Outside at the deCordova, sculptor Tory Fair explores the human form

September 24, 2011|By Cate McQuaid, Globe Correspondent

PLATFORM 7: Tory Fair, Testing a World View (Again)

At: deCordova Sculpture Park and Museum, 51 Sandy Pond Road, Lincoln, through April 29, 2012. 781-259-8355, www.decordova.org

LINCOLN - As we trudge through our workdays, it’s easy to forget what astounding instruments of perception, imagination, and expression our bodies are. Figurative sculptors such as Kiki Smith and Antony Gormley use the human form as a metaphor, the better to plumb the body’s pitfalls and its possibilities. In a show at the deCordova Museum and Sculpture Park, Boston artist Tory Fair references both.

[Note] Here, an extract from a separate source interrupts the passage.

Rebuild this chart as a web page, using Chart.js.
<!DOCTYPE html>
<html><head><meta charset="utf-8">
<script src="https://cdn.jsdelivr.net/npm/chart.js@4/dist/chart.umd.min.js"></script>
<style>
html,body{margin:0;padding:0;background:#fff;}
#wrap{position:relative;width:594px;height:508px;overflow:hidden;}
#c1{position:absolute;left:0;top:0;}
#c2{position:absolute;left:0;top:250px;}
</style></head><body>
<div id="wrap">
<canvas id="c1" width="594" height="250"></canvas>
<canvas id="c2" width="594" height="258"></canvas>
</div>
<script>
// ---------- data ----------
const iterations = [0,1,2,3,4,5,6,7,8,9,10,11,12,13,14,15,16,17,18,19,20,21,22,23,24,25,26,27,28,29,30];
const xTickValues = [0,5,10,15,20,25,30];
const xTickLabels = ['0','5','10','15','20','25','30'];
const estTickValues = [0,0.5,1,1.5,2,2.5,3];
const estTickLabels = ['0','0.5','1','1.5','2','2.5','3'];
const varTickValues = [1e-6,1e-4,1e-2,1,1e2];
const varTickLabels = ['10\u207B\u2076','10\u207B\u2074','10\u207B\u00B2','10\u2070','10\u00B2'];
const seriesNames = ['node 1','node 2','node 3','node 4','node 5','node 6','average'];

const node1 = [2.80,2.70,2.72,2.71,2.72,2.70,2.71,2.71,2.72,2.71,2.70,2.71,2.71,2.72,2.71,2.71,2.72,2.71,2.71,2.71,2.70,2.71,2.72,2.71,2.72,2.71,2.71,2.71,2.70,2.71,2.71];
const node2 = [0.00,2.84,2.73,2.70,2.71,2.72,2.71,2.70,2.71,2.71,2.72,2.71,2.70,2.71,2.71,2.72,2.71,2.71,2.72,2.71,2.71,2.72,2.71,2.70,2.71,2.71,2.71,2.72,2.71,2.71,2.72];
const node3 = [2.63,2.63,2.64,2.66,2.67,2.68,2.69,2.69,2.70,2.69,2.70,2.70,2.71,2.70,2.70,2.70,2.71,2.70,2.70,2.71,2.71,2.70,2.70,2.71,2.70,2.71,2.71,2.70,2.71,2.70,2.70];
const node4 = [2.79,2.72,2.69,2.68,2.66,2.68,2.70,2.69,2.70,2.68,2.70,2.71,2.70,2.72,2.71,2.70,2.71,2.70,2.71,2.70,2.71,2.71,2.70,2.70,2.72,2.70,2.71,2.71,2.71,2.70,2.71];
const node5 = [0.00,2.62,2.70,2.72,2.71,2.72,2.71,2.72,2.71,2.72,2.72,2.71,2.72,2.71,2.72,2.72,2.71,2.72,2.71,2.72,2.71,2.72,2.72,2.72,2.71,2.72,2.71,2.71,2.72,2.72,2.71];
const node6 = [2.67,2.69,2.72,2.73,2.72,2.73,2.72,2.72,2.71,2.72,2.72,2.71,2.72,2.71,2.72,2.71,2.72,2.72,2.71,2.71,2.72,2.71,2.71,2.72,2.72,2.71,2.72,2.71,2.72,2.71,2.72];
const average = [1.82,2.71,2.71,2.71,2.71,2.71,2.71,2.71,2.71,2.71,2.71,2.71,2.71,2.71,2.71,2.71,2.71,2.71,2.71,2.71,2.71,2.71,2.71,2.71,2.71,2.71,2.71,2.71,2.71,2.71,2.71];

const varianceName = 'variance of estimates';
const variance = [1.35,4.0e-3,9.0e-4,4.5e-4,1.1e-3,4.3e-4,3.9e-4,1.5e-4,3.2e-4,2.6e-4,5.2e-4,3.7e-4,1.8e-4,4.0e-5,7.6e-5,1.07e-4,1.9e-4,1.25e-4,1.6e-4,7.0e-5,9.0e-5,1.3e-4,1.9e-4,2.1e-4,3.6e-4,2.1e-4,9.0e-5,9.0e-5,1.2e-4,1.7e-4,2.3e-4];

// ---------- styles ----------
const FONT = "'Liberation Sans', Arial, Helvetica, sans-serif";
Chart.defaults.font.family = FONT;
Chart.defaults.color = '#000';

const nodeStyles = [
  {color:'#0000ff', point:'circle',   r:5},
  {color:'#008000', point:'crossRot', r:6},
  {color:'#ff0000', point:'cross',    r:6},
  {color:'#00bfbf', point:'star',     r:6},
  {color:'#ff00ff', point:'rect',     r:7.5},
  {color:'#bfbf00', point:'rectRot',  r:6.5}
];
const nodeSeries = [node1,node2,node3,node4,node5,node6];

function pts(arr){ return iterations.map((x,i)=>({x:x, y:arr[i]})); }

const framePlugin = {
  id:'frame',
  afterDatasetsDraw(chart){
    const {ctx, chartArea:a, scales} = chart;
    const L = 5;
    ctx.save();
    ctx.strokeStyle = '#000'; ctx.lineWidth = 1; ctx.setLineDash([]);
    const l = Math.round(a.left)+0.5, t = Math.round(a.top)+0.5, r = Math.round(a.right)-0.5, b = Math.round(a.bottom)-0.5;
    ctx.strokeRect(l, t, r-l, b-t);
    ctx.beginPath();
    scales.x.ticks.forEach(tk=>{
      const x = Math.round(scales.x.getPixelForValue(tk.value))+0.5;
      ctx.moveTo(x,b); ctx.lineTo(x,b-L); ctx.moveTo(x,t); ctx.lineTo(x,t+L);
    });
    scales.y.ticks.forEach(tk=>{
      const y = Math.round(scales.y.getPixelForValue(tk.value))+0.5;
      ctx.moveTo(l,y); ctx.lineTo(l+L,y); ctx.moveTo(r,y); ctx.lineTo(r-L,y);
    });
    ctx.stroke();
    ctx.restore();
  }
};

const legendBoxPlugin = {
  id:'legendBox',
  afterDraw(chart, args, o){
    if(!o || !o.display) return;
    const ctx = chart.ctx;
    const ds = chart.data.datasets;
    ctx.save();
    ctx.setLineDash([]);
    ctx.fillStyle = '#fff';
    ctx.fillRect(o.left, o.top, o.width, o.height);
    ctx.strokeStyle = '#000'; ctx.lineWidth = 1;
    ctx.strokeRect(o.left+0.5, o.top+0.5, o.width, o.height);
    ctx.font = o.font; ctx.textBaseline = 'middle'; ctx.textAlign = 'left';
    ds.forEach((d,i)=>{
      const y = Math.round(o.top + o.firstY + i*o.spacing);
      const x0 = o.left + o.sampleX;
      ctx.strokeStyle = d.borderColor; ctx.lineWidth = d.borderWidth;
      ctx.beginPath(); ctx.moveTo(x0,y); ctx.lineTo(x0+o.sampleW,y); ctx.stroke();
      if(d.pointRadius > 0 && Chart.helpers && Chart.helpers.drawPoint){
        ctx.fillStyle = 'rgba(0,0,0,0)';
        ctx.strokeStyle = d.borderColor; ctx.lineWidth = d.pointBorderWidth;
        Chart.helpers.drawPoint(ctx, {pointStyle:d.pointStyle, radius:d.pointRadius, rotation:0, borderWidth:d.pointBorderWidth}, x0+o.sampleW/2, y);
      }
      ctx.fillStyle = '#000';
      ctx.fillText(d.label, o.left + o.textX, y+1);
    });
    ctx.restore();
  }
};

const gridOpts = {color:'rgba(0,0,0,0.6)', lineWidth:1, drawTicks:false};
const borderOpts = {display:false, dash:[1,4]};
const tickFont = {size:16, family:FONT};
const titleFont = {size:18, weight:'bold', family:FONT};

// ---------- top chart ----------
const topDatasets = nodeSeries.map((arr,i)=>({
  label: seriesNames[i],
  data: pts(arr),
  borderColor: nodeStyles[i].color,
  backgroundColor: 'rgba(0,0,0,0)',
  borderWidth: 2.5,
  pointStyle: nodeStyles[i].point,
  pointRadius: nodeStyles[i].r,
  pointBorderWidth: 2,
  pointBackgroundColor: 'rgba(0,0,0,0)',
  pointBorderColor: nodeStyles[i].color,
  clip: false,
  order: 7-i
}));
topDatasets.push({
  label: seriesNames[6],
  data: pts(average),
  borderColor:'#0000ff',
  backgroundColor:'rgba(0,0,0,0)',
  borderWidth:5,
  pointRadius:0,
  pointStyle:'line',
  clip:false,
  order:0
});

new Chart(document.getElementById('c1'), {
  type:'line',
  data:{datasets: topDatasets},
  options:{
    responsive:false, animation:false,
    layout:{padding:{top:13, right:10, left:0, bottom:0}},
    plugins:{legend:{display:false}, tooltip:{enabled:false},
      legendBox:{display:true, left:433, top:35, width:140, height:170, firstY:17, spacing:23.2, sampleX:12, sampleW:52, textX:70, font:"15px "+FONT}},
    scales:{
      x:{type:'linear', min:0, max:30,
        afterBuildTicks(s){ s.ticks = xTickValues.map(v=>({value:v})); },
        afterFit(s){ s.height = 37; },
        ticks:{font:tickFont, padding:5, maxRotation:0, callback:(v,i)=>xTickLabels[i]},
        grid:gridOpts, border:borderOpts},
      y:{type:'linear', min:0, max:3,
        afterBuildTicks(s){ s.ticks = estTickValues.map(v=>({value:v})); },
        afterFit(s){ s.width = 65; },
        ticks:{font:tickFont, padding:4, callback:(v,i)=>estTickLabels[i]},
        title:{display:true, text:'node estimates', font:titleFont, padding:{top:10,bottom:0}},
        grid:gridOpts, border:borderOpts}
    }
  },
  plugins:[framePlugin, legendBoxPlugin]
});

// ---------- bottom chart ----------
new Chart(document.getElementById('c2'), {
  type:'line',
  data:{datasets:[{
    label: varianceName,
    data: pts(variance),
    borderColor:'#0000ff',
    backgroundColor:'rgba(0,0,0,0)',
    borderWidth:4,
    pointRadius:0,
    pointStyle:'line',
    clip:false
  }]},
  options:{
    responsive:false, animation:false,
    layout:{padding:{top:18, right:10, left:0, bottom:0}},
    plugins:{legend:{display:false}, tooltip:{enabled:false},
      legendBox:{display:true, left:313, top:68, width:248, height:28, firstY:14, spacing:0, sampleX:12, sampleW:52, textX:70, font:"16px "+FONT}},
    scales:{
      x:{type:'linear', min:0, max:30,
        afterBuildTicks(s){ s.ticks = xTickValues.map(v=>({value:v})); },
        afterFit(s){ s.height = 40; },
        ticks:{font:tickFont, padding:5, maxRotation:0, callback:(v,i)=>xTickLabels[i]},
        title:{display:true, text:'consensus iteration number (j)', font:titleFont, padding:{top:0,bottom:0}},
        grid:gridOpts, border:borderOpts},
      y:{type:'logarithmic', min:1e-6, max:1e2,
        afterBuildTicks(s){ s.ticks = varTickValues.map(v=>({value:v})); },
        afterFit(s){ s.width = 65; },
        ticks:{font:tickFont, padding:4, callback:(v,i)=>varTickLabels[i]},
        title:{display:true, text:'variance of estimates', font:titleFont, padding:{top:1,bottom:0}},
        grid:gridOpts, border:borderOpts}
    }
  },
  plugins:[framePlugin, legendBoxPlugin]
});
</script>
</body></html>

Fair’s “Testing a World View (Again)’’ is part of the museum’s “PLATFORM’’ series, for which artists are invited to create site-specific work. Fair has set up shop on a small outdoor terrace threaded with Boston ivy just outside the top of the deCordova’s dramatic stairway. Gormley’s “Reflection II’’ greets visitors at the museum’s entrance, near the bottom of the staircase: Two iron casts of the sculptor’s body stand facing each other through a glass wall. At first, it’s easy to think one is merely the other’s reflection, but they also play with ideas of inside and outside, inclusion and exclusion.

Gormley’s focus has always been the body as a fleshly sheath for consciousness and identity, and how that sheath interacts with its environment. His “Testing a World View’’ (1993) features five iron casts of Gormley’s form, each with the hips hinged at a perfect right angle between torso and legs. These he arrays around a gallery: One has its back braced against the ceiling; another stands with its torso jutting from the wall. The different postures suggest different attitudes toward the world, but the forms are also as rigidly architectural as they are figurative.

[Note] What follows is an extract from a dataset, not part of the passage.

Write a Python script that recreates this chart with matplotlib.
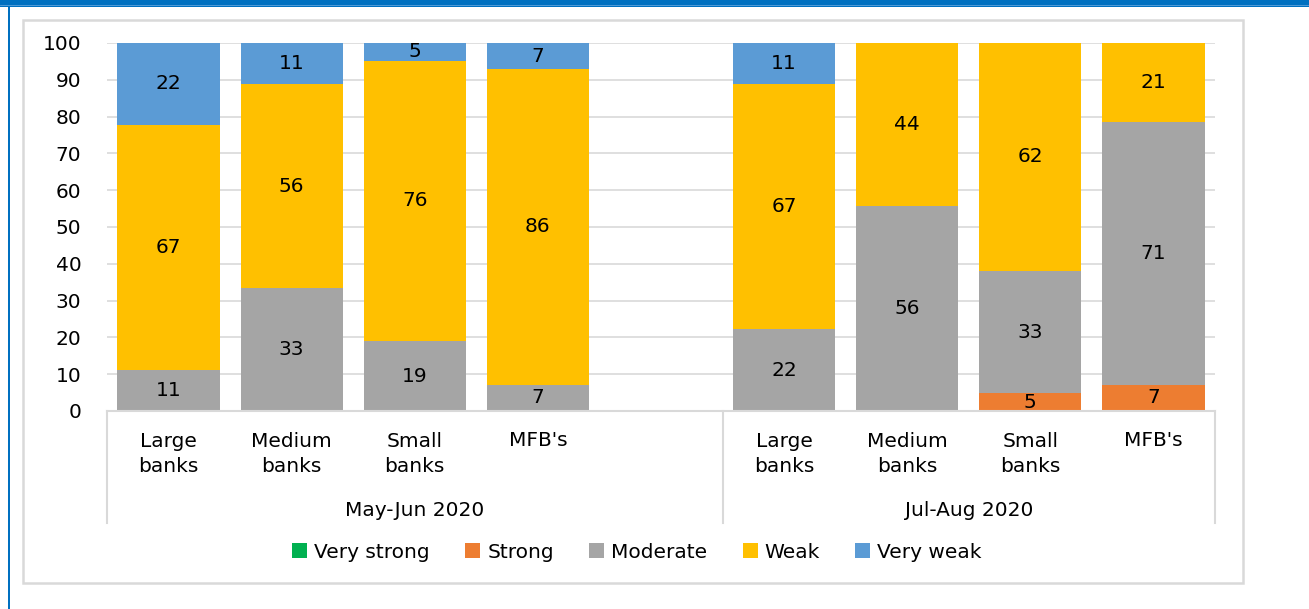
import matplotlib
matplotlib.use("Agg")
import matplotlib.pyplot as plt
from matplotlib.patches import Rectangle, Patch
from matplotlib.lines import Line2D
import numpy as np

plt.rcParams['font.family'] = ['DejaVu Sans']

periods = ["May-Jun 2020", "Jul-Aug 2020"]
categories = ["Large\nbanks", "Medium\nbanks", "Small\nbanks", "MFB's"]
series = ["Very strong", "Strong", "Moderate", "Weak", "Very weak"]
colors = ["#00B050", "#ED7D31", "#A5A5A5", "#FFC000", "#5B9BD5"]

# values per bar (May-Jun: 4 bars, Jul-Aug: 4 bars)
very_strong = [0, 0, 0, 0, 0, 0, 0, 0]
strong      = [0, 0, 0, 0, 0, 0, 4.8, 7.1]
moderate    = [11.1, 33.3, 19.0, 7.1, 22.2, 55.6, 33.3, 71.4]
weak        = [66.7, 55.6, 76.2, 85.8, 66.7, 44.4, 61.9, 21.4]
very_weak   = [22.2, 11.1, 4.8, 7.1, 11.1, 0, 0, 0]

data = [very_strong, strong, moderate, weak, very_weak]
xpos = [0, 1, 2, 3, 5, 6, 7, 8]

FS = 14.5
W, H = 1309, 609
fig = plt.figure(figsize=(W / 100, H / 100), dpi=100)

ax = fig.add_axes([107 / W, 1 - 411 / H, (1215 - 107) / W, (411 - 43) / H])
ax.set_xlim(-0.5, 8.5)
ax.set_ylim(0, 100)
ax.set_yticks(np.arange(0, 101, 10))
ax.set_xticks([])
ax.tick_params(axis='y', length=0, labelsize=FS, pad=18.5)
for s in ax.spines.values():
    s.set_visible(False)
ax.grid(axis='y', color='#D9D9D9', linewidth=1.2)
ax.set_axisbelow(True)

bottom = np.zeros(len(xpos))
for name, vals, col in zip(series, data, colors):
    vals = np.array(vals, dtype=float)
    ax.bar(xpos, vals, bottom=bottom, width=0.83, color=col, label=name, zorder=2)
    for x, v, b in zip(xpos, vals, bottom):
        if v > 0:
            ax.text(x, b + v / 2, f"{round(v):d}", ha='center', va='center',
                    fontsize=FS, color='black', zorder=3)
    bottom += vals

# category axis
tr = ax.get_xaxis_transform()
line_col = '#D9D9D9'
ax.add_line(Line2D([-0.5, 8.5], [0, 0], transform=tr, color=line_col, lw=1.5, clip_on=False, zorder=3))
low = -(523 - 411) / (411 - 43)
for xv in [-0.5, 4.5, 8.5]:
    ax.add_line(Line2D([xv, xv], [0, low], transform=tr, color=line_col, lw=1.5, clip_on=False))
labels_all = categories + categories
for x, lab in zip(xpos, labels_all):
    if "\n" in lab:
        ax.text(x, -(454 - 411) / 368, lab, transform=tr, ha='center', va='center',
                fontsize=FS, linespacing=1.35)
    else:
        ax.text(x, -(441 - 411) / 368, lab, transform=tr, ha='center', va='center',
                fontsize=FS)
ax.text(2.0, -(510 - 411) / 368, periods[0], transform=tr, ha='center', va='center', fontsize=FS)
ax.text(6.5, -(510 - 411) / 368, periods[1], transform=tr, ha='center', va='center', fontsize=FS)

# legend
handles = [Patch(facecolor=c, edgecolor='none') for c in colors]
fig.legend(handles, series, loc='center', bbox_to_anchor=(637 / W, 1 - 552 / H), ncol=5,
           frameon=False, fontsize=FS, handlelength=0.75, handleheight=0.75,
           handletextpad=0.35, columnspacing=1.75)

# outer frame and blue border
fig.patches.append(Rectangle((23 / W, 1 - 583 / H), (1243 - 23) / W, (583 - 20) / H,
                             transform=fig.transFigure, fill=False, edgecolor='#D9D9D9', lw=1.8))
fig.patches.append(Rectangle((0, 1 - 7 / H), 1, 7 / H, transform=fig.transFigure,
                             facecolor='#0070C0', edgecolor='none'))
fig.add_artist(Line2D([0, 1], [1 - 4.8 / H, 1 - 4.8 / H], transform=fig.transFigure,
                      color='#5FA3DC', lw=0.6))
fig.patches.append(Rectangle((7.5 / W, 0), 2.5 / W, 1 - 6 / H, transform=fig.transFigure,
                             facecolor='#0070C0', edgecolor='none'))

fig.savefig("out.png", dpi=100)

Out on the deCordova’s terrace, Fair quotes Gormley directly. She has cast her own body, in pretty pink resin powdered with aluminum leaf, in a similar perpendicular posture. One forms a V on the ground. Another perches on the terrace wall. A third projects out from the museum beneath an archway where an entry was once bricked in, legs flush against the wall. The last lolls on the grass just below the terrace, legs propped up.

Their legs cross, ladylike, at the ankle. Their shoulders are rounded - they’re not as stiff as Gormley’s men - and they appear contemplative. Rainwater has collected in the lap of the V-shaped figure, and visitors have placed pebbles there.